Reproduce every record below exactly as it appears.

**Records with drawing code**

'''

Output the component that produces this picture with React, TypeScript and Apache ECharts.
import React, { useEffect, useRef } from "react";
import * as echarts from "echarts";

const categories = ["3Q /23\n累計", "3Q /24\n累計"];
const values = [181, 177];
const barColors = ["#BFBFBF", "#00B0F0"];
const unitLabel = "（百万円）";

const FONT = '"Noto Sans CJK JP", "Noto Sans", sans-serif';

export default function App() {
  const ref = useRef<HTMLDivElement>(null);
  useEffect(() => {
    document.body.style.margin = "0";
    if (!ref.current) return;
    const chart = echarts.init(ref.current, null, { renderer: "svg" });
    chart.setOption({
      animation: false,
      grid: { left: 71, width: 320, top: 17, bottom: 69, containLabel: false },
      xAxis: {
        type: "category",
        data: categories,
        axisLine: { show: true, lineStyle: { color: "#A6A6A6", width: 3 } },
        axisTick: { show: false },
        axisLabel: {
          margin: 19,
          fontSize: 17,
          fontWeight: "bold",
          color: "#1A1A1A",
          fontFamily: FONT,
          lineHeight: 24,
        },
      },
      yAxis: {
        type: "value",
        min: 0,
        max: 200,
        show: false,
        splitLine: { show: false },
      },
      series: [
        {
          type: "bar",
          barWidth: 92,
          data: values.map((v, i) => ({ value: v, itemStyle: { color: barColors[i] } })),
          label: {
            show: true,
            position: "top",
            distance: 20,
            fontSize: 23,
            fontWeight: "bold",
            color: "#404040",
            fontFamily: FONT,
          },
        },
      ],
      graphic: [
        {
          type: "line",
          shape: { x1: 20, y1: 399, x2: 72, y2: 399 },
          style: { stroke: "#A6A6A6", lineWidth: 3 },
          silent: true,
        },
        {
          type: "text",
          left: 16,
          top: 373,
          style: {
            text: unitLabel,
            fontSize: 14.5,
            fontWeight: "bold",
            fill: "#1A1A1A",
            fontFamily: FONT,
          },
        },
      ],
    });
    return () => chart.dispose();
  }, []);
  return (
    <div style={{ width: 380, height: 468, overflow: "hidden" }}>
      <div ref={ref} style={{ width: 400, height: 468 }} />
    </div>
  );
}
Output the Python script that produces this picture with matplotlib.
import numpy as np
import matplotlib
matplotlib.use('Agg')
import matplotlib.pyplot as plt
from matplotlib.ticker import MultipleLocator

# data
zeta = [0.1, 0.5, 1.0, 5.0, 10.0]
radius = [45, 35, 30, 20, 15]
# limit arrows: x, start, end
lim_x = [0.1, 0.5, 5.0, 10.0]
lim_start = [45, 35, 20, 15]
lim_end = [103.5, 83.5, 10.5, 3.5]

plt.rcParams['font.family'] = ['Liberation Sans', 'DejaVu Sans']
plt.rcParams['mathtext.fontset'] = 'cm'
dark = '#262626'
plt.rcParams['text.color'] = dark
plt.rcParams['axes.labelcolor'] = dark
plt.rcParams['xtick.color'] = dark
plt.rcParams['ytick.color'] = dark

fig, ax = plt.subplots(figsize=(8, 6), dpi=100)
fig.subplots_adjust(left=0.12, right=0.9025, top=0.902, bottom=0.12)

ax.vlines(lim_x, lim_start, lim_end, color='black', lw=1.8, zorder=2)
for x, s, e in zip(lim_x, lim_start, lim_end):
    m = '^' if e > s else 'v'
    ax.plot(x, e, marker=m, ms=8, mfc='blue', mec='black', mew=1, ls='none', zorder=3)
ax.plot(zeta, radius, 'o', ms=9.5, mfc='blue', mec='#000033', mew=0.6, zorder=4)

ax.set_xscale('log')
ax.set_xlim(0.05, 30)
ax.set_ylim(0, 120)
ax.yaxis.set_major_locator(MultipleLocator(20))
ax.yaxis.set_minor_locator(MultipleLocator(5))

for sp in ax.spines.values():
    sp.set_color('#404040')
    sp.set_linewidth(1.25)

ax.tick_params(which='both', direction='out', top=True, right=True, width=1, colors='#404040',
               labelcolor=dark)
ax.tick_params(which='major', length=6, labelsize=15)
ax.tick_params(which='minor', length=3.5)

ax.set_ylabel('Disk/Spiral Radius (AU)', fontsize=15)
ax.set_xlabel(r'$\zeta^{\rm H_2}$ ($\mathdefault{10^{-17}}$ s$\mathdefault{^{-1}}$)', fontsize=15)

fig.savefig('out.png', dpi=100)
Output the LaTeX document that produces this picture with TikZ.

'''

**CORRECT RESPONSE**
Output the component that produces this picture with React, TypeScript and Apache ECharts.
import React, { useEffect, useRef } from "react";
import * as echarts from "echarts";

const categories = ["3Q /23\n累計", "3Q /24\n累計"];
const values = [181, 177];
const barColors = ["#BFBFBF", "#00B0F0"];
const unitLabel = "（百万円）";

const FONT = '"Noto Sans CJK JP", "Noto Sans", sans-serif';

export default function App() {
  const ref = useRef<HTMLDivElement>(null);
  useEffect(() => {
    document.body.style.margin = "0";
    if (!ref.current) return;
    const chart = echarts.init(ref.current, null, { renderer: "svg" });
    chart.setOption({
      animation: false,
      grid: { left: 71, width: 320, top: 17, bottom: 69, containLabel: false },
      xAxis: {
        type: "category",
        data: categories,
        axisLine: { show: true, lineStyle: { color: "#A6A6A6", width: 3 } },
        axisTick: { show: false },
        axisLabel: {
          margin: 19,
          fontSize: 17,
          fontWeight: "bold",
          color: "#1A1A1A",
          fontFamily: FONT,
          lineHeight: 24,
        },
      },
      yAxis: {
        type: "value",
        min: 0,
        max: 200,
        show: false,
        splitLine: { show: false },
      },
      series: [
        {
          type: "bar",
          barWidth: 92,
          data: values.map((v, i) => ({ value: v, itemStyle: { color: barColors[i] } })),
          label: {
            show: true,
            position: "top",
            distance: 20,
            fontSize: 23,
            fontWeight: "bold",
            color: "#404040",
            fontFamily: FONT,
          },
        },
      ],
      graphic: [
        {
          type: "line",
          shape: { x1: 20, y1: 399, x2: 72, y2: 399 },
          style: { stroke: "#A6A6A6", lineWidth: 3 },
          silent: true,
        },
        {
          type: "text",
          left: 16,
          top: 373,
          style: {
            text: unitLabel,
            fontSize: 14.5,
            fontWeight: "bold",
            fill: "#1A1A1A",
            fontFamily: FONT,
          },
        },
      ],
    });
    return () => chart.dispose();
  }, []);
  return (
    <div style={{ width: 380, height: 468, overflow: "hidden" }}>
      <div ref={ref} style={{ width: 400, height: 468 }} />
    </div>
  );
}
Output the Python script that produces this picture with matplotlib.
import numpy as np
import matplotlib
matplotlib.use('Agg')
import matplotlib.pyplot as plt
from matplotlib.ticker import MultipleLocator

# data
zeta = [0.1, 0.5, 1.0, 5.0, 10.0]
radius = [45, 35, 30, 20, 15]
# limit arrows: x, start, end
lim_x = [0.1, 0.5, 5.0, 10.0]
lim_start = [45, 35, 20, 15]
lim_end = [103.5, 83.5, 10.5, 3.5]

plt.rcParams['font.family'] = ['Liberation Sans', 'DejaVu Sans']
plt.rcParams['mathtext.fontset'] = 'cm'
dark = '#262626'
plt.rcParams['text.color'] = dark
plt.rcParams['axes.labelcolor'] = dark
plt.rcParams['xtick.color'] = dark
plt.rcParams['ytick.color'] = dark

fig, ax = plt.subplots(figsize=(8, 6), dpi=100)
fig.subplots_adjust(left=0.12, right=0.9025, top=0.902, bottom=0.12)

ax.vlines(lim_x, lim_start, lim_end, color='black', lw=1.8, zorder=2)
for x, s, e in zip(lim_x, lim_start, lim_end):
    m = '^' if e > s else 'v'
    ax.plot(x, e, marker=m, ms=8, mfc='blue', mec='black', mew=1, ls='none', zorder=3)
ax.plot(zeta, radius, 'o', ms=9.5, mfc='blue', mec='#000033', mew=0.6, zorder=4)

ax.set_xscale('log')
ax.set_xlim(0.05, 30)
ax.set_ylim(0, 120)
ax.yaxis.set_major_locator(MultipleLocator(20))
ax.yaxis.set_minor_locator(MultipleLocator(5))

for sp in ax.spines.values():
    sp.set_color('#404040')
    sp.set_linewidth(1.25)

ax.tick_params(which='both', direction='out', top=True, right=True, width=1, colors='#404040',
               labelcolor=dark)
ax.tick_params(which='major', length=6, labelsize=15)
ax.tick_params(which='minor', length=3.5)

ax.set_ylabel('Disk/Spiral Radius (AU)', fontsize=15)
ax.set_xlabel(r'$\zeta^{\rm H_2}$ ($\mathdefault{10^{-17}}$ s$\mathdefault{^{-1}}$)', fontsize=15)

fig.savefig('out.png', dpi=100)
Output the LaTeX document that produces this picture with TikZ.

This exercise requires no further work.